**** MATERIAL SUPPLIED

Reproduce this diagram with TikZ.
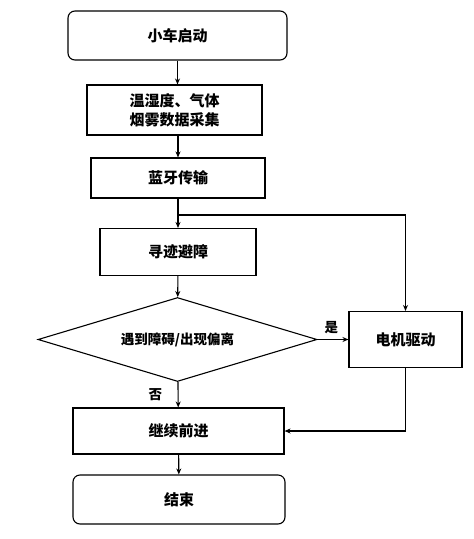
\documentclass[tikz,border=0pt]{standalone}
\usepackage{fontspec}
\usepackage{tikz}
\usetikzlibrary{shapes.geometric,arrows.meta}
\newfontfamily\cjk{Noto Sans CJK SC}

\begin{document}
\begin{tikzpicture}[x=1pt, y=-1pt, line width=1.1pt,
  box/.style={draw, rectangle, inner sep=0pt, font=\cjk\bfseries\fontsize{15}{19}\selectfont, align=center},
  term/.style={box, rounded corners=7pt},
  decision/.style={draw, diamond, aspect=3.32, inner sep=0pt, font=\cjk\bfseries\fontsize{13.5}{16}\selectfont},
  flow/.style={-{Stealth[length=6pt,width=5pt]}},
  tag/.style={font=\cjk\bfseries\fontsize{13.5}{16}\selectfont}]
  \useasboundingbox (0,0) rectangle (474,539);

  % Nodes
  \node[term, minimum width=219pt, minimum height=49pt] (start) at (177.5,35.5) {小车启动};
  \node[box, minimum width=175pt, minimum height=50pt] (collect) at (174.5,110) {温湿度、气体\\烟雾数据采集};
  \node[box, minimum width=174pt, minimum height=40pt] (blue) at (178,178) {蓝牙传输};
  \node[box, minimum width=156pt, minimum height=47pt] (track) at (178,252) {寻迹避障};
  \node[decision, minimum width=279pt, minimum height=84pt] (judge) at (177.5,339.5) {遇到障碍/出现偏离};
  \node[box, minimum width=113pt, minimum height=56pt] (motor) at (405.5,339.5) {电机驱动};
  \node[box, minimum width=211pt, minimum height=46pt] (go) at (178.5,431) {继续前进};
  \node[term, minimum width=212pt, minimum height=49pt] (stop) at (179,499.5) {结束};
  \coordinate (split) at (178,215);

  % Connectors
  \draw[flow] (start) -- (start.south |- collect.north);
  \draw[flow] (collect.south -| blue) -- (blue);
  \draw[flow] (blue) -- (track);
  \draw[flow] (split) -| (motor);
  \draw[flow] (track) -- (judge);
  \draw[flow] (judge) -- (motor) node[tag, pos=0.45, above=2pt] {是};
  \draw[flow] (judge) -- (go) node[tag, midway, left=12pt] {否};
  \draw[flow] (motor) |- (go);
  \draw[flow] (go) -- (stop);
\end{tikzpicture}
\end{document}
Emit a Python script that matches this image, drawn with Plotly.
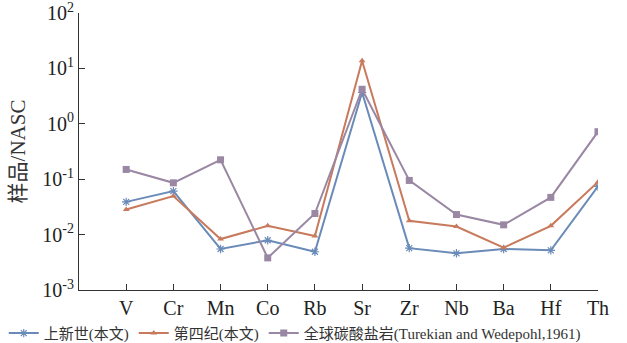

********

--- INSTRUCTIONS TO FOLLOW ---
Go over the entries above and say how many lines hold the string "this", with no other text.

--- CORRECT RESPONSE ---
2